_Objective_: Copy the data exactly as it appears, and do not include any pictures.

_Data segment_:
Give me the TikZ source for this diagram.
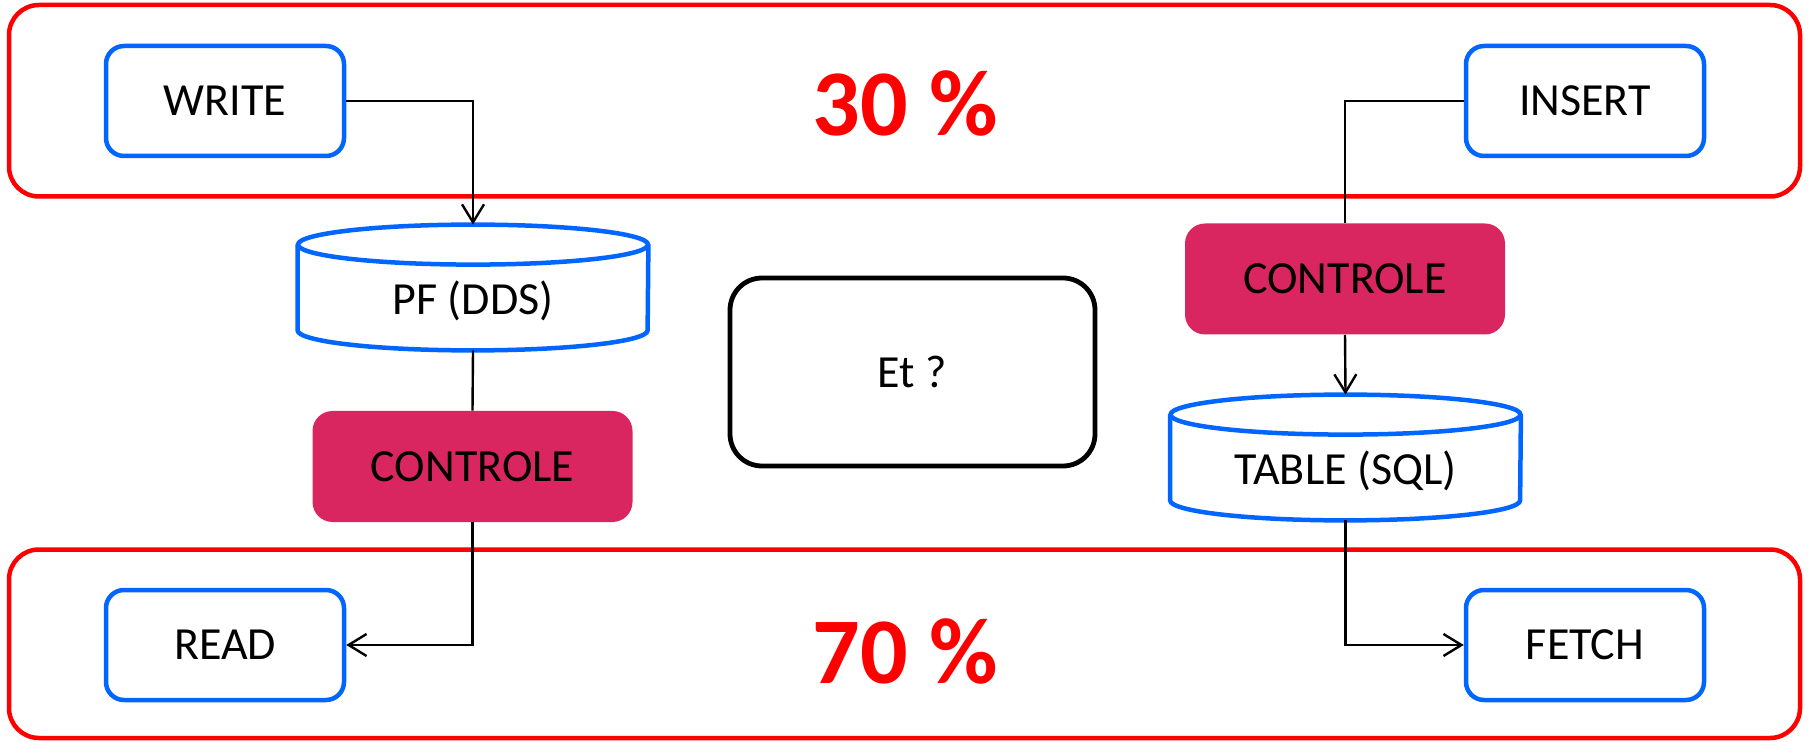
\documentclass[tikz,border=0pt]{standalone}
\usepackage{fontspec}
\setmainfont{Carlito}
\usetikzlibrary{arrows.meta}
\definecolor{boxblue}{RGB}{0,102,255}
\definecolor{zonered}{RGB}{255,0,0}
\definecolor{ctlred}{RGB}{217,38,97}
\begin{document}
\begin{tikzpicture}[x=0.5pt,y=-0.5pt,
  lblfont/.style={font=\fontsize{23}{27}\selectfont},
  zone/.style={draw=zonered, line width=2.25pt, rounded corners=15pt},
  opbox/.style={draw=boxblue, line width=2.25pt, rounded corners=9pt,
    minimum width=119pt, minimum height=55pt, inner sep=0pt, lblfont},
  ctlbox/.style={fill=ctlred, rounded corners=10pt,
    minimum width=160pt, minimum height=55.5pt, inner sep=0pt, lblfont},
  qbox/.style={draw=black, line width=2.4pt, rounded corners=16pt,
    minimum width=182.5pt, minimum height=94pt, inner sep=0pt, lblfont},
  dbbody/.style={minimum width=175pt, minimum height=62.5pt, inner sep=0pt},
  dbline/.style={draw=boxblue, line width=2.25pt},
  lbl/.style={inner sep=0pt, lblfont},
  conn/.style={draw=black, line width=1.2pt},
  arr/.style={-{Straight Barb[length=9pt,width=11pt]}},
  pct/.style={text=zonered, inner sep=0pt, font=\fontsize{47}{56}\selectfont\bfseries}]
\useasboundingbox (0,0) rectangle (1808,742);

% the two share zones
\draw[zone] (9,5) rectangle (1800,196.5);
\draw[zone] (9,549.5) rectangle (1800,738);
\node[pct, anchor=base] (p30) at (905,136) {30 \%};
\node[pct, anchor=base] (p70) at (905,683) {70 \%};

% operations
\node[opbox] (write)  at (225,101) {WRITE};
\node[opbox] (insert) at (1585,101) {INSERT};
\node[opbox] (read)   at (225,645) {READ};
\node[opbox] (fetch)  at (1585,645) {FETCH};

% controls
\node[ctlbox] (ctlA) at (472.5,466.5) {CONTROLE};
\node[ctlbox] (ctlB) at (1345,279) {CONTROLE};

% question
\node[qbox] (et) at (912.5,372) {Et ?};

% storage cylinders
\node[dbbody] (pf)  at (473,287.5) {};
\node[dbbody] (tbl) at (1345.5,457.5) {};
\foreach \c in {pf,tbl}{
  \draw[dbline] ([yshift=-10pt]\c.north west) -- ([yshift=10pt]\c.south west)
    arc[start angle=180, end angle=360, x radius=87.5pt, y radius=10pt]
    -- ([yshift=-10pt]\c.north east);
  \draw[dbline] ([yshift=-10pt]\c.north) ellipse[x radius=87.5pt, y radius=10pt];
}
\node[lbl, anchor=base] (pftext)  at (473,315) {PF (DDS)};
\node[lbl, anchor=base] (tbltext) at (1345.5,485) {TABLE (SQL)};

% flows
\draw[conn, arr] (write.east) -| (pf.north);
\draw[conn] (pf.south) -- (ctlA.north);
\draw[conn, arr] (ctlA.south) |- (read.east);
\draw[conn] (insert.west) -| (ctlB.north);
\draw[conn, arr] (ctlB.south) -- (tbl.north);
\draw[conn, arr] (tbl.south) |- (fetch.west);
\end{tikzpicture}
\end{document}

_Task result_:
Give me the TikZ source for this diagram.
\documentclass[tikz,border=0pt]{standalone}
\usepackage{fontspec}
\setmainfont{Carlito}
\usetikzlibrary{arrows.meta}
\definecolor{boxblue}{RGB}{0,102,255}
\definecolor{zonered}{RGB}{255,0,0}
\definecolor{ctlred}{RGB}{217,38,97}
\begin{document}
\begin{tikzpicture}[x=0.5pt,y=-0.5pt,
  lblfont/.style={font=\fontsize{23}{27}\selectfont},
  zone/.style={draw=zonered, line width=2.25pt, rounded corners=15pt},
  opbox/.style={draw=boxblue, line width=2.25pt, rounded corners=9pt,
    minimum width=119pt, minimum height=55pt, inner sep=0pt, lblfont},
  ctlbox/.style={fill=ctlred, rounded corners=10pt,
    minimum width=160pt, minimum height=55.5pt, inner sep=0pt, lblfont},
  qbox/.style={draw=black, line width=2.4pt, rounded corners=16pt,
    minimum width=182.5pt, minimum height=94pt, inner sep=0pt, lblfont},
  dbbody/.style={minimum width=175pt, minimum height=62.5pt, inner sep=0pt},
  dbline/.style={draw=boxblue, line width=2.25pt},
  lbl/.style={inner sep=0pt, lblfont},
  conn/.style={draw=black, line width=1.2pt},
  arr/.style={-{Straight Barb[length=9pt,width=11pt]}},
  pct/.style={text=zonered, inner sep=0pt, font=\fontsize{47}{56}\selectfont\bfseries}]
\useasboundingbox (0,0) rectangle (1808,742);

% the two share zones
\draw[zone] (9,5) rectangle (1800,196.5);
\draw[zone] (9,549.5) rectangle (1800,738);
\node[pct, anchor=base] (p30) at (905,136) {30 \%};
\node[pct, anchor=base] (p70) at (905,683) {70 \%};

% operations
\node[opbox] (write)  at (225,101) {WRITE};
\node[opbox] (insert) at (1585,101) {INSERT};
\node[opbox] (read)   at (225,645) {READ};
\node[opbox] (fetch)  at (1585,645) {FETCH};

% controls
\node[ctlbox] (ctlA) at (472.5,466.5) {CONTROLE};
\node[ctlbox] (ctlB) at (1345,279) {CONTROLE};

% question
\node[qbox] (et) at (912.5,372) {Et ?};

% storage cylinders
\node[dbbody] (pf)  at (473,287.5) {};
\node[dbbody] (tbl) at (1345.5,457.5) {};
\foreach \c in {pf,tbl}{
  \draw[dbline] ([yshift=-10pt]\c.north west) -- ([yshift=10pt]\c.south west)
    arc[start angle=180, end angle=360, x radius=87.5pt, y radius=10pt]
    -- ([yshift=-10pt]\c.north east);
  \draw[dbline] ([yshift=-10pt]\c.north) ellipse[x radius=87.5pt, y radius=10pt];
}
\node[lbl, anchor=base] (pftext)  at (473,315) {PF (DDS)};
\node[lbl, anchor=base] (tbltext) at (1345.5,485) {TABLE (SQL)};

% flows
\draw[conn, arr] (write.east) -| (pf.north);
\draw[conn] (pf.south) -- (ctlA.north);
\draw[conn, arr] (ctlA.south) |- (read.east);
\draw[conn] (insert.west) -| (ctlB.north);
\draw[conn, arr] (ctlB.south) -- (tbl.north);
\draw[conn, arr] (tbl.south) |- (fetch.west);
\end{tikzpicture}
\end{document}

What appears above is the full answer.